Word for word, restate every line of the material.

## [Given data]
□ □ □ □ □

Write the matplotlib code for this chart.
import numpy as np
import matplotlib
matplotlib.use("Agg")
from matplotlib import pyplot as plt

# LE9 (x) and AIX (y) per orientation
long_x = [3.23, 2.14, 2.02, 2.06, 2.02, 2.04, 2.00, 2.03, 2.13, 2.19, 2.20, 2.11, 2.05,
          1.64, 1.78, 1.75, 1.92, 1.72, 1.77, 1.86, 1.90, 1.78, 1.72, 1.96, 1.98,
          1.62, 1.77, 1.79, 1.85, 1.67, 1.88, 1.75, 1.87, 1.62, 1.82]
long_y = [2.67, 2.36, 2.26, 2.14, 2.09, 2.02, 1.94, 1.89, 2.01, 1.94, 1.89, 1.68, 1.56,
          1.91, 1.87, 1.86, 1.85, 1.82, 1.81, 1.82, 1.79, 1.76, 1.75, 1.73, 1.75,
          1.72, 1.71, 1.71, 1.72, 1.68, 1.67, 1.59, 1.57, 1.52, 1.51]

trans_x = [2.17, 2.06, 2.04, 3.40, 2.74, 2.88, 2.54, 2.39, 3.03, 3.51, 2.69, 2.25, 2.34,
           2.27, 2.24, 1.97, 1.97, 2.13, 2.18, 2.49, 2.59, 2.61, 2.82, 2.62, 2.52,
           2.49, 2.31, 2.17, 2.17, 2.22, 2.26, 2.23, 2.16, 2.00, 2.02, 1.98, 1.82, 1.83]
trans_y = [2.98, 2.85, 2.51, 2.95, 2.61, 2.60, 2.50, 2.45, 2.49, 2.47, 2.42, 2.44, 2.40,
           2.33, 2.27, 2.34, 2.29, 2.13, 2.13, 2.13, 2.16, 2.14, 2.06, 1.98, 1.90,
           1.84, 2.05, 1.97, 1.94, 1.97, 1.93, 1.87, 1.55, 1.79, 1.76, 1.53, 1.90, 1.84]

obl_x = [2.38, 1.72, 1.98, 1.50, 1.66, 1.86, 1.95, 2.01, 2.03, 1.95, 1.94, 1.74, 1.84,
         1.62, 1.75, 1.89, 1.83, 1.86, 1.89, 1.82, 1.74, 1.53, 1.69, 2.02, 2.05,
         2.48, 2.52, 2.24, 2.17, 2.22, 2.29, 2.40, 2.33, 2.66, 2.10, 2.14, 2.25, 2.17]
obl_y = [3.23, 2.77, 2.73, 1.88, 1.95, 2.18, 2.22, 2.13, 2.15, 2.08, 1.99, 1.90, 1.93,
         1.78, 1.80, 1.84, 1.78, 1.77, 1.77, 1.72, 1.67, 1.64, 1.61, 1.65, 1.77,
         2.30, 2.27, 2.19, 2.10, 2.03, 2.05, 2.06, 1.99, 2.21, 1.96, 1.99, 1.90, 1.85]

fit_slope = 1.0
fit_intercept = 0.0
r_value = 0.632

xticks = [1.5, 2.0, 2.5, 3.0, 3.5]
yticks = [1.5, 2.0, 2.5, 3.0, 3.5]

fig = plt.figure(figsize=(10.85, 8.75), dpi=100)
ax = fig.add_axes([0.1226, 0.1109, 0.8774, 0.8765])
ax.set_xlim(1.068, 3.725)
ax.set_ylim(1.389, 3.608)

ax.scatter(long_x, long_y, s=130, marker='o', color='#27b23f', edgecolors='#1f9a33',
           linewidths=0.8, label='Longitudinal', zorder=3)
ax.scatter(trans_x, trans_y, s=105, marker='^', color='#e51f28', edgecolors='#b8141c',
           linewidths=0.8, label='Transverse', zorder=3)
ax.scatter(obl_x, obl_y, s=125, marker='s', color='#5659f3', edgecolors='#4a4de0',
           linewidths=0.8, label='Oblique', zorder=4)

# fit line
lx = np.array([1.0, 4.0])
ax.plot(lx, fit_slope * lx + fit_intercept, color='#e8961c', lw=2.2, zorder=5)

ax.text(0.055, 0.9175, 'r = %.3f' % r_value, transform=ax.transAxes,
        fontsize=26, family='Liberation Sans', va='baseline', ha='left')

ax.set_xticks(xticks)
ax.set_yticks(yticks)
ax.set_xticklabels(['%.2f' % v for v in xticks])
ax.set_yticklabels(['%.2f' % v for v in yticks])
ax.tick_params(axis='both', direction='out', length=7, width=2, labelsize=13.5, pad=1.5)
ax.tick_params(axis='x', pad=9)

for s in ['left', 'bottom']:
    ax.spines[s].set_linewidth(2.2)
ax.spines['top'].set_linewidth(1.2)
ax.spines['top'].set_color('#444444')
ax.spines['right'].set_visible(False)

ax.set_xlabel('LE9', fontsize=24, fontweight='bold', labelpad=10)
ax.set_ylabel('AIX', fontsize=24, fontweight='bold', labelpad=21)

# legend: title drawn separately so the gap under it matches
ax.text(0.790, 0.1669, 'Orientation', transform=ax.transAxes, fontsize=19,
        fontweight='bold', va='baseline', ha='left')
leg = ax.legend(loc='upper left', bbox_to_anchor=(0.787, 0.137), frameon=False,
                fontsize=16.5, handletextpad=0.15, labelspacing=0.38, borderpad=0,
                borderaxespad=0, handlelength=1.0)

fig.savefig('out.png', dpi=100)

□ □ □ □ □

## [Task answer]
Write the matplotlib code for this chart.
import numpy as np
import matplotlib
matplotlib.use("Agg")
from matplotlib import pyplot as plt

# LE9 (x) and AIX (y) per orientation
long_x = [3.23, 2.14, 2.02, 2.06, 2.02, 2.04, 2.00, 2.03, 2.13, 2.19, 2.20, 2.11, 2.05,
          1.64, 1.78, 1.75, 1.92, 1.72, 1.77, 1.86, 1.90, 1.78, 1.72, 1.96, 1.98,
          1.62, 1.77, 1.79, 1.85, 1.67, 1.88, 1.75, 1.87, 1.62, 1.82]
long_y = [2.67, 2.36, 2.26, 2.14, 2.09, 2.02, 1.94, 1.89, 2.01, 1.94, 1.89, 1.68, 1.56,
          1.91, 1.87, 1.86, 1.85, 1.82, 1.81, 1.82, 1.79, 1.76, 1.75, 1.73, 1.75,
          1.72, 1.71, 1.71, 1.72, 1.68, 1.67, 1.59, 1.57, 1.52, 1.51]

trans_x = [2.17, 2.06, 2.04, 3.40, 2.74, 2.88, 2.54, 2.39, 3.03, 3.51, 2.69, 2.25, 2.34,
           2.27, 2.24, 1.97, 1.97, 2.13, 2.18, 2.49, 2.59, 2.61, 2.82, 2.62, 2.52,
           2.49, 2.31, 2.17, 2.17, 2.22, 2.26, 2.23, 2.16, 2.00, 2.02, 1.98, 1.82, 1.83]
trans_y = [2.98, 2.85, 2.51, 2.95, 2.61, 2.60, 2.50, 2.45, 2.49, 2.47, 2.42, 2.44, 2.40,
           2.33, 2.27, 2.34, 2.29, 2.13, 2.13, 2.13, 2.16, 2.14, 2.06, 1.98, 1.90,
           1.84, 2.05, 1.97, 1.94, 1.97, 1.93, 1.87, 1.55, 1.79, 1.76, 1.53, 1.90, 1.84]

obl_x = [2.38, 1.72, 1.98, 1.50, 1.66, 1.86, 1.95, 2.01, 2.03, 1.95, 1.94, 1.74, 1.84,
         1.62, 1.75, 1.89, 1.83, 1.86, 1.89, 1.82, 1.74, 1.53, 1.69, 2.02, 2.05,
         2.48, 2.52, 2.24, 2.17, 2.22, 2.29, 2.40, 2.33, 2.66, 2.10, 2.14, 2.25, 2.17]
obl_y = [3.23, 2.77, 2.73, 1.88, 1.95, 2.18, 2.22, 2.13, 2.15, 2.08, 1.99, 1.90, 1.93,
         1.78, 1.80, 1.84, 1.78, 1.77, 1.77, 1.72, 1.67, 1.64, 1.61, 1.65, 1.77,
         2.30, 2.27, 2.19, 2.10, 2.03, 2.05, 2.06, 1.99, 2.21, 1.96, 1.99, 1.90, 1.85]

fit_slope = 1.0
fit_intercept = 0.0
r_value = 0.632

xticks = [1.5, 2.0, 2.5, 3.0, 3.5]
yticks = [1.5, 2.0, 2.5, 3.0, 3.5]

fig = plt.figure(figsize=(10.85, 8.75), dpi=100)
ax = fig.add_axes([0.1226, 0.1109, 0.8774, 0.8765])
ax.set_xlim(1.068, 3.725)
ax.set_ylim(1.389, 3.608)

ax.scatter(long_x, long_y, s=130, marker='o', color='#27b23f', edgecolors='#1f9a33',
           linewidths=0.8, label='Longitudinal', zorder=3)
ax.scatter(trans_x, trans_y, s=105, marker='^', color='#e51f28', edgecolors='#b8141c',
           linewidths=0.8, label='Transverse', zorder=3)
ax.scatter(obl_x, obl_y, s=125, marker='s', color='#5659f3', edgecolors='#4a4de0',
           linewidths=0.8, label='Oblique', zorder=4)

# fit line
lx = np.array([1.0, 4.0])
ax.plot(lx, fit_slope * lx + fit_intercept, color='#e8961c', lw=2.2, zorder=5)

ax.text(0.055, 0.9175, 'r = %.3f' % r_value, transform=ax.transAxes,
        fontsize=26, family='Liberation Sans', va='baseline', ha='left')

ax.set_xticks(xticks)
ax.set_yticks(yticks)
ax.set_xticklabels(['%.2f' % v for v in xticks])
ax.set_yticklabels(['%.2f' % v for v in yticks])
ax.tick_params(axis='both', direction='out', length=7, width=2, labelsize=13.5, pad=1.5)
ax.tick_params(axis='x', pad=9)

for s in ['left', 'bottom']:
    ax.spines[s].set_linewidth(2.2)
ax.spines['top'].set_linewidth(1.2)
ax.spines['top'].set_color('#444444')
ax.spines['right'].set_visible(False)

ax.set_xlabel('LE9', fontsize=24, fontweight='bold', labelpad=10)
ax.set_ylabel('AIX', fontsize=24, fontweight='bold', labelpad=21)

# legend: title drawn separately so the gap under it matches
ax.text(0.790, 0.1669, 'Orientation', transform=ax.transAxes, fontsize=19,
        fontweight='bold', va='baseline', ha='left')
leg = ax.legend(loc='upper left', bbox_to_anchor=(0.787, 0.137), frameon=False,
                fontsize=16.5, handletextpad=0.15, labelspacing=0.38, borderpad=0,
                borderaxespad=0, handlelength=1.0)

fig.savefig('out.png', dpi=100)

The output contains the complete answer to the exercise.